A hard and tragic lesson I learned his year is not everyone is capable of accepting someone’s kindness. I recently experienced this with a blogger I highly admire. I was always positive and encouraging in my comments. I connected with her style and even thought maybe one day we could be friends! I look back now and laugh at how that sounds, but I still love her content and appreciate the way she paves a path in this space. Unfortunately she took me being nice as a threat, actually accused me of not being authentic and original, and even went to the extent to infer I must not know what I’m doing and needed to be taught a lesson. Ridiculous, I know.
I still believe that being nice to others opens doors and generates friendships. I will continue to comment encouragingly, and work to build a network of bloggers that I can call my friends, and tell others that it’s one of the best pathways to growth.
Be original – I’ll be the first to admit, my early days of blogging were testing out projects that I saw other folks do. Paint a piece of furniture with chalk paint? You got it!
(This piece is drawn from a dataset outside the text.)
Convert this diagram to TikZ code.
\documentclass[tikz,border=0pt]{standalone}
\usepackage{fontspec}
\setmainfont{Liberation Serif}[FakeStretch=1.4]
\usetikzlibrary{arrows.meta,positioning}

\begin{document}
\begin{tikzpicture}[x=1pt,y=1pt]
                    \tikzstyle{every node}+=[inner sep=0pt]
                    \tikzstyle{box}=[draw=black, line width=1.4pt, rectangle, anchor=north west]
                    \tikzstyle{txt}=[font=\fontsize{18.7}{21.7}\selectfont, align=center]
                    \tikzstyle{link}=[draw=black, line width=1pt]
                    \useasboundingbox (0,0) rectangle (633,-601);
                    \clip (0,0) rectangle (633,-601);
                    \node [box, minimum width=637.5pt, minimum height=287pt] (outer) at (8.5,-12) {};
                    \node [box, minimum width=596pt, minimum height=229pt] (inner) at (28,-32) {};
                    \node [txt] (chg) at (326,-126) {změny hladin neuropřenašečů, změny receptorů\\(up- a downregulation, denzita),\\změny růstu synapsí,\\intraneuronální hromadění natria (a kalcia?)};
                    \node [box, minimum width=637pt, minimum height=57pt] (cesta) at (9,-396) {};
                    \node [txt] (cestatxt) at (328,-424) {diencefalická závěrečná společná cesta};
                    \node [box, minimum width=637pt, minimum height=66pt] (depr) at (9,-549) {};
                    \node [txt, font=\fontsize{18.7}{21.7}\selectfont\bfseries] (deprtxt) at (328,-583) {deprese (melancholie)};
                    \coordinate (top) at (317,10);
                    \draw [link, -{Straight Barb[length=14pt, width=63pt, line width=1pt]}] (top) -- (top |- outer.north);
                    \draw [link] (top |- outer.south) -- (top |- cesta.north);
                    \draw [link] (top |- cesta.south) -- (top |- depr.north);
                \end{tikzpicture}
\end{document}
Refinish a table and blog about the steps as if you’re the only one on the planet who knows how to do it? You got it! I didn’t know what I was doing in the beginning, and learned from others and shared what I did without a thought of originality. It didn’t take much time to realize in order to stand out amongst the crowd, I had to develop original projects and tutorials that folks hadn’t seen anywhere else. It still took me a LOT of time to grow into my personal aesthetic, so don’t beat yourself up if you don’t know what that is from go.
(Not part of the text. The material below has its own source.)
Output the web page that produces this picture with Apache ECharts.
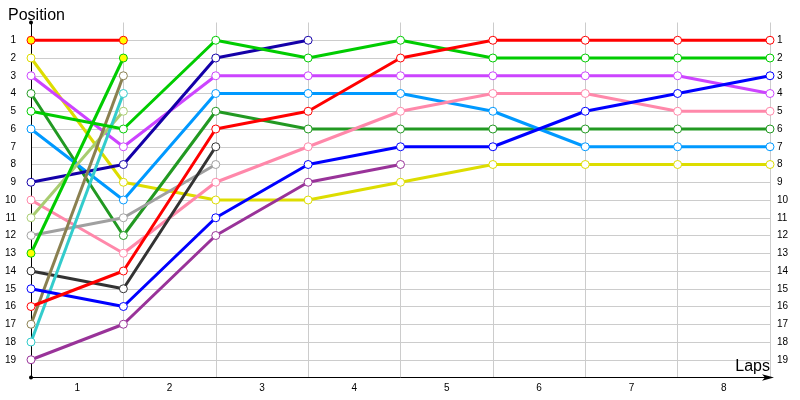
<!DOCTYPE html>
<html>
<head>
<meta charset="utf-8">
<script src="https://cdn.jsdelivr.net/npm/echarts@6/dist/echarts.min.js"></script>
<style>
  html, body { margin: 0; padding: 0; background: #fff; }
  #chart { width: 800px; height: 400px; }
</style>
</head>
<body>
<div id="chart"></div>
<script>
// lap labels shown between the grid lines
const lapLabels = ['1', '2', '3', '4', '5', '6', '7', '8'];
const positionTicks = [1, 2, 3, 4, 5, 6, 7, 8, 9, 10, 11, 12, 13, 14, 15, 16, 17, 18, 19];

// position of each car at start (index 0) and after each lap
const redA = [1, 1];
const yellow = [2, 9, 10, 10, 9, 8, 8, 8, 8];
const violet = [3, 7, 3, 3, 3, 3, 3, 3, 4];
const darkGreen = [4, 12, 5, 6, 6, 6, 6, 6, 6];
const green = [5, 6, 1, 2, 1, 2, 2, 2, 2];
const lightBlue = [6, 10, 4, 4, 4, 5, 7, 7, 7];
const navy = [9, 8, 2, 1];
const pink = [10, 13, 9, 7, 5, 4, 4, 5, 5];
const paleGreen = [11, 5];
const grey = [12, 11, 8];
const greenB = [13, 2];
const black = [14, 15, 7];
const blue = [15, 16, 11, 8, 7, 7, 5, 4, 3];
const red = [16, 14, 6, 5, 2, 1, 1, 1, 1];
const olive = [17, 3];
const cyan = [18, 4];
const purple = [19, 17, 12, 9, 8];

// points drawn with a yellow fill
const yellowFilled = { redA: [0, 1], greenB: [0, 1] };

const cars = [
  { key: 'redA', data: redA, color: '#ff0000' },
  { key: 'yellow', data: yellow, color: '#dddd00' },
  { key: 'violet', data: violet, color: '#cc44ff' },
  { key: 'darkGreen', data: darkGreen, color: '#229922' },
  { key: 'lightBlue', data: lightBlue, color: '#0099ff' },
  { key: 'navy', data: navy, color: '#1400a8' },
  { key: 'pink', data: pink, color: '#ff88aa' },
  { key: 'paleGreen', data: paleGreen, color: '#a8cc70' },
  { key: 'grey', data: grey, color: '#a0a0a0' },
  { key: 'greenB', data: greenB, color: '#00cc00' },
  { key: 'black', data: black, color: '#333333' },
  { key: 'olive', data: olive, color: '#8a8050' },
  { key: 'cyan', data: cyan, color: '#33cccc' },
  { key: 'purple', data: purple, color: '#993399' },
  { key: 'blue', data: blue, color: '#0000ff' },
  { key: 'green', data: green, color: '#00cc00' },
  { key: 'red', data: red, color: '#ff0000' }
];

const series = cars.map(function (car) {
  const filled = yellowFilled[car.key] || [];
  return {
    type: 'line',
    xAxisIndex: 0,
    yAxisIndex: 0,
    symbol: 'circle',
    symbolSize: 8,
    lineStyle: { color: car.color, width: 3 },
    itemStyle: { color: '#ffffff', borderColor: car.color, borderWidth: 1 },
    data: car.data.map(function (pos, lap) {
      if (filled.indexOf(lap) >= 0) {
        return { value: [lap, pos], itemStyle: { color: '#ffff00' } };
      }
      return [lap, pos];
    })
  };
});

const chart = echarts.init(document.getElementById('chart'));
const labelFont = { color: '#000', fontSize: 10, fontFamily: 'Liberation Sans' };

chart.setOption({
  animation: false,
  title: [
    { text: 'Position', left: 3, top: 3,
      textStyle: { fontSize: 16, fontWeight: 'normal', color: '#000', fontFamily: 'Liberation Sans' } },
    { text: 'Laps', right: 25, top: 354,
      textStyle: { fontSize: 16, fontWeight: 'normal', color: '#000', fontFamily: 'Liberation Sans' } }
  ],
  grid: { left: 31, right: 30, top: 22.5, bottom: 22.5, containLabel: false },
  xAxis: [
    {
      type: 'value', min: 0, max: 8, interval: 1, position: 'bottom',
      axisLine: { show: true, onZero: false, lineStyle: { color: '#000', width: 1 },
        symbol: ['none', 'arrow'], symbolSize: [5, 12], symbolOffset: [0, 4] },
      axisTick: { show: false },
      axisLabel: { show: false },
      splitLine: { show: true, lineStyle: { color: '#cccccc', width: 1 } }
    },
    {
      type: 'category', data: lapLabels, boundaryGap: true,
      position: 'bottom',
      axisLine: { show: false, onZero: false },
      axisTick: { show: false },
      axisLabel: Object.assign({ margin: 6 }, labelFont),
      splitLine: { show: false }
    }
  ],
  yAxis: [
    {
      type: 'value', min: 0, max: 20, interval: 1, inverse: true, position: 'left',
      axisLine: { show: true, onZero: false, lineStyle: { color: '#000', width: 1 },
        symbol: ['circle', 'circle'], symbolSize: [4, 4] },
      axisTick: { show: false },
      axisLabel: Object.assign({
        margin: 15,
        formatter: function (v) { return positionTicks.indexOf(v) >= 0 ? String(v) : ''; }
      }, labelFont),
      splitLine: { show: true, showMinLine: false, lineStyle: { color: '#cccccc', width: 1 } }
    },
    {
      type: 'value', min: 0, max: 20, interval: 1, inverse: true, position: 'right',
      axisLine: { show: false, onZero: false },
      axisTick: { show: false },
      axisLabel: Object.assign({
        margin: 7,
        formatter: function (v) { return positionTicks.indexOf(v) >= 0 ? String(v) : ''; }
      }, labelFont),
      splitLine: { show: false }
    }
  ],
  series: series
});
</script>
</body>
</html>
Authenticity and originality go hand in hand. You can’t be authentic if you’re not sharing original ideas and projects.
Don’t apologize – This one is tough. I used to be the type to overly apologize for things that I shouldn’t apologize for, for an error someone else made, for an awkward conversation, for my house being untidy. I realized in my late 20’s that I was beginning to not be perceived as an expert in my line of work, or being taken seriously. Sadly, being overly apologetic is actually known for being a female trait. I think it’s important not to apologize for things that you shouldn’t apologize for.
When it comes to the blog, if you haven’t posted for a week, don’t apologize! You don’t need to say sorry if you’re life prevents you from posting on your blog. Just pick up where you left off! If someone asks you why you haven’t posted, be confident and tell them the truth – sometimes life gets in the way. If you have a career, like I do, you’re providing for your family and that shit takes precedence. Trust me, your readers will understand without any explanation.
I like to think of apologizing and confidence as having an inverse relationship. The less you apologize, the more confident you become, and the more confident you are, the more people will trust you and look to you for guidance and expertise. Success is built on confidence, not apologies.
Know your limits & your boundaries – In the beginning of my blogging career, I thought success meant sponsored content. Of course it feels amazing when a brand you love wants to sponsor a post on your blog, and if you get big shot brands it makes you look wildly successful in the eyes of your peers and readers. But honestly, having purely sponsored content isn’t the end all for success anymore. Nowadays, many brands, even well known ones, take complete advantage of bloggers and ask them to essentially work for free. We could dedicate a weeks worth of posts on this topic, but bottom line don’t work for free if you feel you should receive compensation for your work. Placing a dollar value on your time is a line you’ll have to draw at one point or another.
For the longest time I was also terrified of declining a proposal for a sponsored post, thinking I should never say no. Once I started receiving requests from random companies to blog on topics completely irrelevant to the blog, I knew I had to start saying “no thanks”. I started setting more boundaries and limits to what kind of content I wrote about here on the blog. I was already battling the challenge of carving out enough time in the week to generate content for the blog, why would I waste it on content that doesn’t represent me or my voice or my style? I don’t remember exactly when it was, but there was a distinct moment I decided that from that point forward everything I post on my blog and on social media, sponsored or not, was going to be content I generated myself, rooms I made over myself, photos I took myself, DIY projects I created myself, etc. If the sponsor fit my design aesthetic, my project pipeline, my values, I would engage with them. I would rather not post for a day than post something irrelevant to the blog. This is perhaps the biggest limit or boundary I’ve set for myself and this blog, but at the end of the day I want my blog to be 100% me.
What I found over years of reading hundreds of blogs is, my most favorite bloggers to follow are 100% authentic, true to themselves, don’t pretend to be someone they’re not. They’re nice to others and supportive in this community. They create & share original content. Best of all, they don’t take themselves too seriously. It’s characteristics like these that make a blogger wildly successful.
I’m fast approaching my 5 year blogging anniversary, which is just a month away. Maybe it’s this milestone number, but I had started feeling insecure or doubtful about my online presence, like I hadn’t grown enough during these 5 years. It’s actually really stupid to feel that way, because earlier this year the blog was named by Domino as one of the top design blogs to follow. Also, our kitchen made it into print for the first time, April’s publication of Good Housekeeping! I might not have a husband who knows how to frame houses and reroute plumbing, or a studio space to house all my inventory (I store all my inventory in my garage! It totally pleases my husband, #not), but I think I am successful in my own way, and honestly that’s something to be proud of.